Mangroves are nature's coast guard against climate change
What is a mangrove?
Mangroves are tropical trees and shrubs that flourish in coastal areas where freshwater meets the sea. Unlike ordinary trees, these hardy plants have adapted to survive in saltwater conditions that would kill most vegetation. Their extensive root systems serve as natural barriers, protecting coastlines from storm surges, flooding, and erosion.
Mangroves are carbon storage champions
Mangrove forests are among Earth’s most powerful natural climate solutions. These coastal ecosystems capture and store more carbon per area than any other forest type on the planet. This “blue carbon” is stored throughout the mangrove ecosystem in living plant material (trunks, branches, leaves, and roots), the rich soil beneath the mangroves, and the complex root systems that anchor the trees. However, when mangroves are damaged or destroyed, it’s like opening a carbon vault and releasing greenhouse gases back into the atmosphere.
Empowering local action
While human activities pose the greatest threat to mangrove forests, local communities are key to their protection. Rare partners with coastal residents, including:
- Small-scale fishers who depend on healthy mangrove ecosystems
- Local government officials who shape conservation policies
- Community leaders who mobilize grassroots (or mangrove roots?) action
Our approach focuses on empowering coastal communities with legal rights to manage their mangrove, resources and training for sustainable fishing practices, support in developing local conservation plans, and connections to regional and national policymakers.

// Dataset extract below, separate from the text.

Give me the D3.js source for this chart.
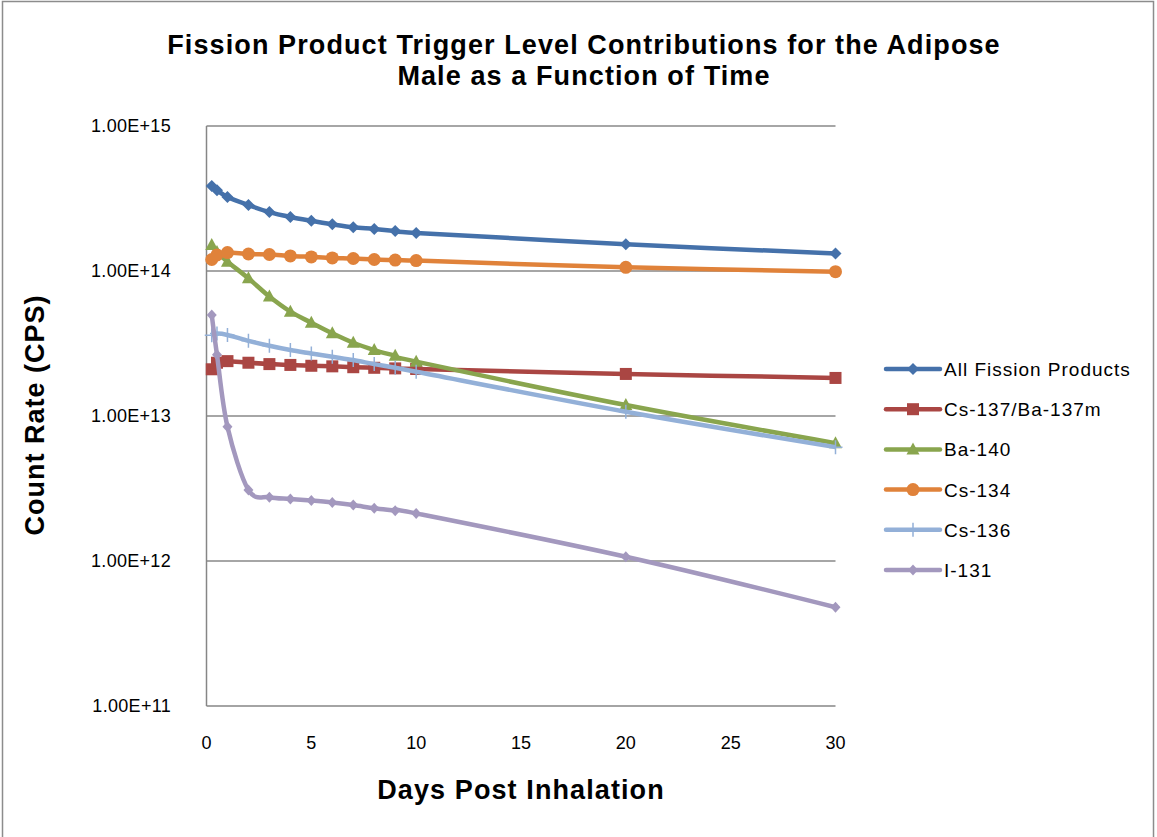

Blue carbon initiatives: funding community conservation
The term “blue carbon” describes the carbon dioxide captured and stored by coastal ecosystems like mangroves. Rare develops and accelerates innovative financial tools that blend private and public funding to help support community-led mangrove conservation and ensure local communities benefit financially for protecting.
SPOTLIGHT
Brazil’s ‘Mothers of the Mangroves’ protect an ecological and cultural heritage
Environmental magazine Mongabay profiled the Mothers of the Mangroves, an all-female collective with more than 800 fishers, shellfish collectors and artisans from 12 coastal extractive reserves in Pará state along Brazil’s Amazon Coast.
“We, the Mothers of the Mangroves, have a mission to show that the mangroves are not just a source of income, food and livelihood; it’s responsible for life on the planet,” Renilde Piedade da Silva, a community leader in the Mothers of the Mangroves network.